Monolog Tak Terdengar

Monolog Tak Terdengar
Biarkan skizofrenia menjamah mewarnai mozaik-mozaik hidupku

Wednesday, July 23, 2014

Tersesat Terkepung Asap Pekat

Ini belum mencapai akhir, tapi entah kenapa aku begitu ingin menulis "pada akhirnya"?
Aku berharap kesendirian dan kehampaan yang sedang kupilih ini mampu memberiku jalan yang terang. Jalan keikhlasan dalam proses pendewasaanku. Banyak hal yang kurenungi tiap kali sendiri. Banyak yang hadir dalam lamunan-lamunan atau angan-angan yang berada di atas kepalaku. Namun selain itu juga banyak memuculkan kekecewaan.

Sudah sejauh ini aku hidup, namun dengan kesendirian yang akud seperti ini sekarang aku merasa sadar aku telah berada pada banyak kesia-siaan. Banyak sekali waktu yang surut kebelakang dan itu malah mendamparkan aku pada suatu kerugian yang tak terhitung. Lalu pada titik ini aku harus berbuat apa? Sedangkan waktu yang surut kebelakang tersebut tidak mungkin akan terulang.

Sekarang aku hanya merasa kecewa, entah pada apa. Namun ketika kutelusuri itu berujung pada AKU. Kesadaran ini pada akhirnya menempatkan aku dalam suatu lingkaran dan aku terkurung disitu. Aku sadar, hal ini bukan berarti aku sedang berkubang dalam lumpur hisap. Karena aku cukup optimis aku mampu keluar dari "kesalahan", hanya aku merasa aku memang sedang tersesat terkepung dalam asap pekat. Aku belum mampu keluar. Saat aku melihat setitik cahaya, aku memang menghampirinya dengan harapan dapat keluar dari asap ini. Tapi sia-sia kaki yang kuajak pergi malah berbalik kembali. Cahaya itu kuabaikan.

Maka semua itu membuat aku selalu berpikir, setiap kali aku melihat orang lain mendapatkan kebahagiyaan dan aku juga menginginkan kebahagiyaan itu. Yang terpikir bahwa : AKU TIDAK PANTAS. Aku tidak pantas mengharapkan kebahagiyaan seperti orang lain, karena aku sendiri sedang berada dalam asap pekat yang ternyata diam-diam aku nikmati. Lalu akan seperti apa kebahagiyaan yang aku ingin? Yang jelas aku merasa tidak perlu menginginkan kebahagiyaan seperti mereka. Karena seharusnya yang aku lakukan adalah mencari kembali cahaya agar mampu keluar dari pekatnya asap. Itulah yang selalu terpikir.

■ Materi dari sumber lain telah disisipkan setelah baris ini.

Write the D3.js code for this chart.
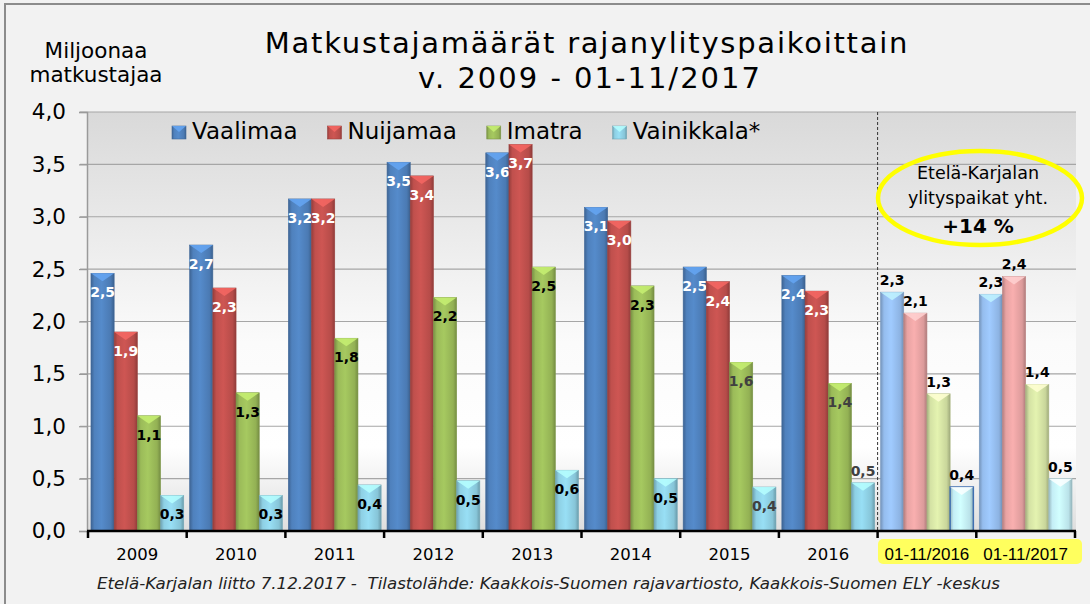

Aku mengerti, karena sebenarnya setiap individu memiliki jatah kebahagiyaannya masing-masing. Jadi, aku tidak perlu ingin atau bahkan iri pada orang lain. Hanya saja memang benar sekarang ini aku begitu merasa merugi dengan banyaknya umur yang kubuang dengan terus berada pada kepulan asap pekat yang kucipta ini. Aku harus bagaimana?

Allah, aku percaya Engkau, aku begitu menunggu cahaya-Mu Allah. Cahaya yang tak kan kuabaikan lagi. Maka kuatkan aku, kuatkan langkahku. Aku ingin berlari dari ketersesatan ini. Aku ingin berada pada cahaya terang dimana tempat tersebut berisi banyak kebahagiyaan yang Kau ridhoi.

Aku ingin KEMBALI PANTAS mengharap suatu kebahagiyaan seperti mereka. Kebahagiyaan yang tercipta atas penghargaan dari apa yang benar.

Untuk saat ini, semoga langkah kecil menjauh dari kepekatan asap yang melilitku mampu menjadi penerang. Dengan langkah demi langkah aku akan mencoba menjauh. Allah, sungguh aku butuh Engkau.